» Task:
Reproduce all lines of the listing below in which the word "this" occurs.

» Extracted records:
+ + +
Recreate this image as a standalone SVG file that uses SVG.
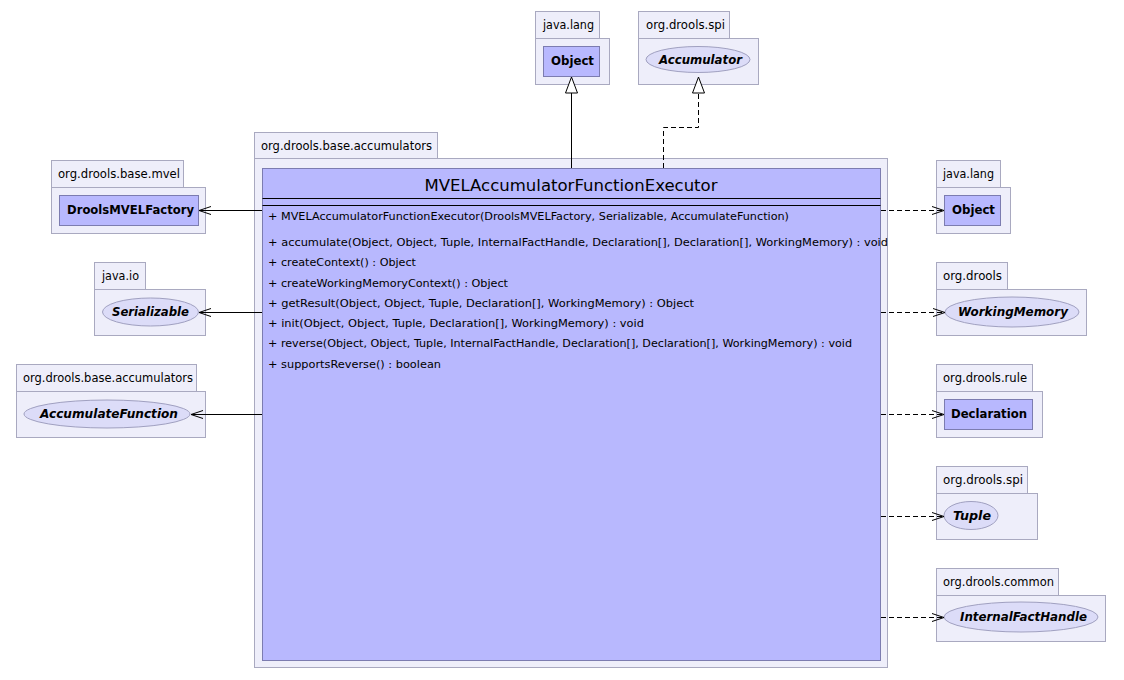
+ + +
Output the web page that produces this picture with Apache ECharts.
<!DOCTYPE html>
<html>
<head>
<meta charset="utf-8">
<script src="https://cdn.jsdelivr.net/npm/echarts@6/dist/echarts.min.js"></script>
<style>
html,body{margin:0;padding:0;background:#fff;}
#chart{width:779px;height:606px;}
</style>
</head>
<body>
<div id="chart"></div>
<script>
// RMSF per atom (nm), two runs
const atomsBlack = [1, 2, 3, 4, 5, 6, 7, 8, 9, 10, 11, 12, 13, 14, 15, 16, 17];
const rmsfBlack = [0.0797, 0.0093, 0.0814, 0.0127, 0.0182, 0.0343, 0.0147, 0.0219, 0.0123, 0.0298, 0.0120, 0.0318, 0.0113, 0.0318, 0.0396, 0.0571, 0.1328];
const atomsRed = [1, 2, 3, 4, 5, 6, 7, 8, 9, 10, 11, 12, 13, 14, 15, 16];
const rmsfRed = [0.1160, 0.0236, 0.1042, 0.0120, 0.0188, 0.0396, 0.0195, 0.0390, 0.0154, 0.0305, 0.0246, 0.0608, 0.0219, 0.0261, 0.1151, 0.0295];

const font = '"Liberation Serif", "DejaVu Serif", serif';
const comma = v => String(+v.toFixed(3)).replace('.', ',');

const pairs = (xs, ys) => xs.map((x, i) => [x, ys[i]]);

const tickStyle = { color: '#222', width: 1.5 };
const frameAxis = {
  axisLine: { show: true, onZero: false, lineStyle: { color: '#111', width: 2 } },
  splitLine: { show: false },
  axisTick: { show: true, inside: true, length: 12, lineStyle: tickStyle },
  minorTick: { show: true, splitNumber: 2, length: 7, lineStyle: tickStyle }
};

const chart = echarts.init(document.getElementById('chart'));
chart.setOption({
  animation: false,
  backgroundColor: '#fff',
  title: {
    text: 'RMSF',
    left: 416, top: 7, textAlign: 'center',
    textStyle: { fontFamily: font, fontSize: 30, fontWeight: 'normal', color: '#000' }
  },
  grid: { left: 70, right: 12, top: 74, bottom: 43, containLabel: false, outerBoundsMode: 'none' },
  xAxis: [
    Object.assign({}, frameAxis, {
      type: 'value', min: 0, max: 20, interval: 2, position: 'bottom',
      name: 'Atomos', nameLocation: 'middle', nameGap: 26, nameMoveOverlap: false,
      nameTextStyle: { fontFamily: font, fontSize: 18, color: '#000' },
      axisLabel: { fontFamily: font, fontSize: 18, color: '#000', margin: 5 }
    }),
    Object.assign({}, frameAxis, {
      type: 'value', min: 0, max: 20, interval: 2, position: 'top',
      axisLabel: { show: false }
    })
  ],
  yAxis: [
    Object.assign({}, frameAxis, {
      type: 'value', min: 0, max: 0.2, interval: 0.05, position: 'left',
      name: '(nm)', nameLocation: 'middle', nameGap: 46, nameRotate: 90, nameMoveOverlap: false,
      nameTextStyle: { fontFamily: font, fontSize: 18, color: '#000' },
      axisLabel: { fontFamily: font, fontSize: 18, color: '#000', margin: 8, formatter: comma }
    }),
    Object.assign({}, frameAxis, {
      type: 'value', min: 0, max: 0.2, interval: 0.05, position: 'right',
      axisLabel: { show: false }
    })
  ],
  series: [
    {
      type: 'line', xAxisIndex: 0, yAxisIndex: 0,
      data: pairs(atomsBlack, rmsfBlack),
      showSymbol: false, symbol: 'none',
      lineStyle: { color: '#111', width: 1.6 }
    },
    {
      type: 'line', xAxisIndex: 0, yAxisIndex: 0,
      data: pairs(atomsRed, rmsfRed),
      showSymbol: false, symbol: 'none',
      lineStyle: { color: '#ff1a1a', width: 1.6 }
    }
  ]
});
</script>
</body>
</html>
+ + +
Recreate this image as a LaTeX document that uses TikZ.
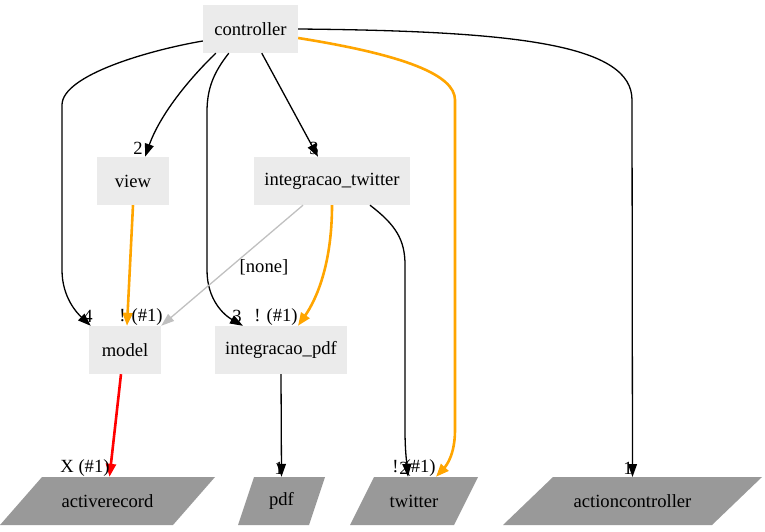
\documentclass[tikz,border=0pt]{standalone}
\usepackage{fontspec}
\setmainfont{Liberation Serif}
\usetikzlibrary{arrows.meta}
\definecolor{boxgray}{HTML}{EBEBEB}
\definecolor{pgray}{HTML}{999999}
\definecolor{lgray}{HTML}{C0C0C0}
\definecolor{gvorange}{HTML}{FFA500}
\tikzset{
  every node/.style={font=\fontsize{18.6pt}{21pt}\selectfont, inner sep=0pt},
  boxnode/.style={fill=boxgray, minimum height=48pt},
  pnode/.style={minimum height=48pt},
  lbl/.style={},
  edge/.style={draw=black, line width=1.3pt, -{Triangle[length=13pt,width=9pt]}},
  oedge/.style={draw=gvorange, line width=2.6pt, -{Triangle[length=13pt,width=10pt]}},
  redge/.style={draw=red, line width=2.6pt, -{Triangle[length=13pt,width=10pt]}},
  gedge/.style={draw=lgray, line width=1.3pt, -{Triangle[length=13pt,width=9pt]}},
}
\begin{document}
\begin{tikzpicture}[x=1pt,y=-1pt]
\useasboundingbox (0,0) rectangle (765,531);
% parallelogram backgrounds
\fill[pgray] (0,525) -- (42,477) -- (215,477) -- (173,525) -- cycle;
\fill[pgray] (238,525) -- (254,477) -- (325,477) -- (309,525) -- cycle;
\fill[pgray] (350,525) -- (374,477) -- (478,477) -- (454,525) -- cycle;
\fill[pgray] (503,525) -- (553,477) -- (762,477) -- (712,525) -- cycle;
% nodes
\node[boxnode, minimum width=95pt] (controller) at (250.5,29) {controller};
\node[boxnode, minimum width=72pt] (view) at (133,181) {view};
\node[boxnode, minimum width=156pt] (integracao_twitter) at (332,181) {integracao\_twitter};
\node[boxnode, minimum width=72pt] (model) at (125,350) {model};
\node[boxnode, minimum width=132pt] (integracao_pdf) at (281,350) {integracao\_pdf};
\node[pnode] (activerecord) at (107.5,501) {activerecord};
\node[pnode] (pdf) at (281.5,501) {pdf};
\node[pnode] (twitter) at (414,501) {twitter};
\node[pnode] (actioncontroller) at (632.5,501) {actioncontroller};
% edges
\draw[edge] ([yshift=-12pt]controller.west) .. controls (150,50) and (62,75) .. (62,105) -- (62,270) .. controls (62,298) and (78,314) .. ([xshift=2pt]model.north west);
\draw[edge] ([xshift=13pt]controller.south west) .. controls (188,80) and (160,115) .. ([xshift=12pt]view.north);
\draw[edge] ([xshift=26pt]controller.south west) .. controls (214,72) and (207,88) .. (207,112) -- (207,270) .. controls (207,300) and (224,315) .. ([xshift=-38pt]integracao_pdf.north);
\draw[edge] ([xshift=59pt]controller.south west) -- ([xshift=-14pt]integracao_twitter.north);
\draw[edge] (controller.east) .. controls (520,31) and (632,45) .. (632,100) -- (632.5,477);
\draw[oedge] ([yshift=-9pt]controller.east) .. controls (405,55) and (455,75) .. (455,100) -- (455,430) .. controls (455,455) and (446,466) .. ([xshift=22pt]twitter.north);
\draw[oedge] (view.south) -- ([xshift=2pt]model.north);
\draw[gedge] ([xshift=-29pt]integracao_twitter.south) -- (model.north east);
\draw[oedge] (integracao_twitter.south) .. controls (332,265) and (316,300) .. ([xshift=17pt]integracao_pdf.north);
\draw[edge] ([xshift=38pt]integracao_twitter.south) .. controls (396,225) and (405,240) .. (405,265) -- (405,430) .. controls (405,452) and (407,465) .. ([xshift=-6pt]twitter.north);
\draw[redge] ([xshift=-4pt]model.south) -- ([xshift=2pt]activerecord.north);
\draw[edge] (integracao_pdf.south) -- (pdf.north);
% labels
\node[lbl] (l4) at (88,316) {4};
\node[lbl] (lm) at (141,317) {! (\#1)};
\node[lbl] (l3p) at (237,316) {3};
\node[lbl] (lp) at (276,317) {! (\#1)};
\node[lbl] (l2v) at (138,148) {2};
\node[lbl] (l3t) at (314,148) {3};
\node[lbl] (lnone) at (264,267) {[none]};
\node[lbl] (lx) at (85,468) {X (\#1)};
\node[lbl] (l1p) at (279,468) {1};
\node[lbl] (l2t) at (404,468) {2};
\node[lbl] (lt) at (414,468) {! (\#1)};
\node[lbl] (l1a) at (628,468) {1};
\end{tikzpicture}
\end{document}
+ + +
» Completed task:
Recreate this image as a standalone SVG file that uses SVG.
Output the web page that produces this picture with Apache ECharts.
Recreate this image as a LaTeX document that uses TikZ.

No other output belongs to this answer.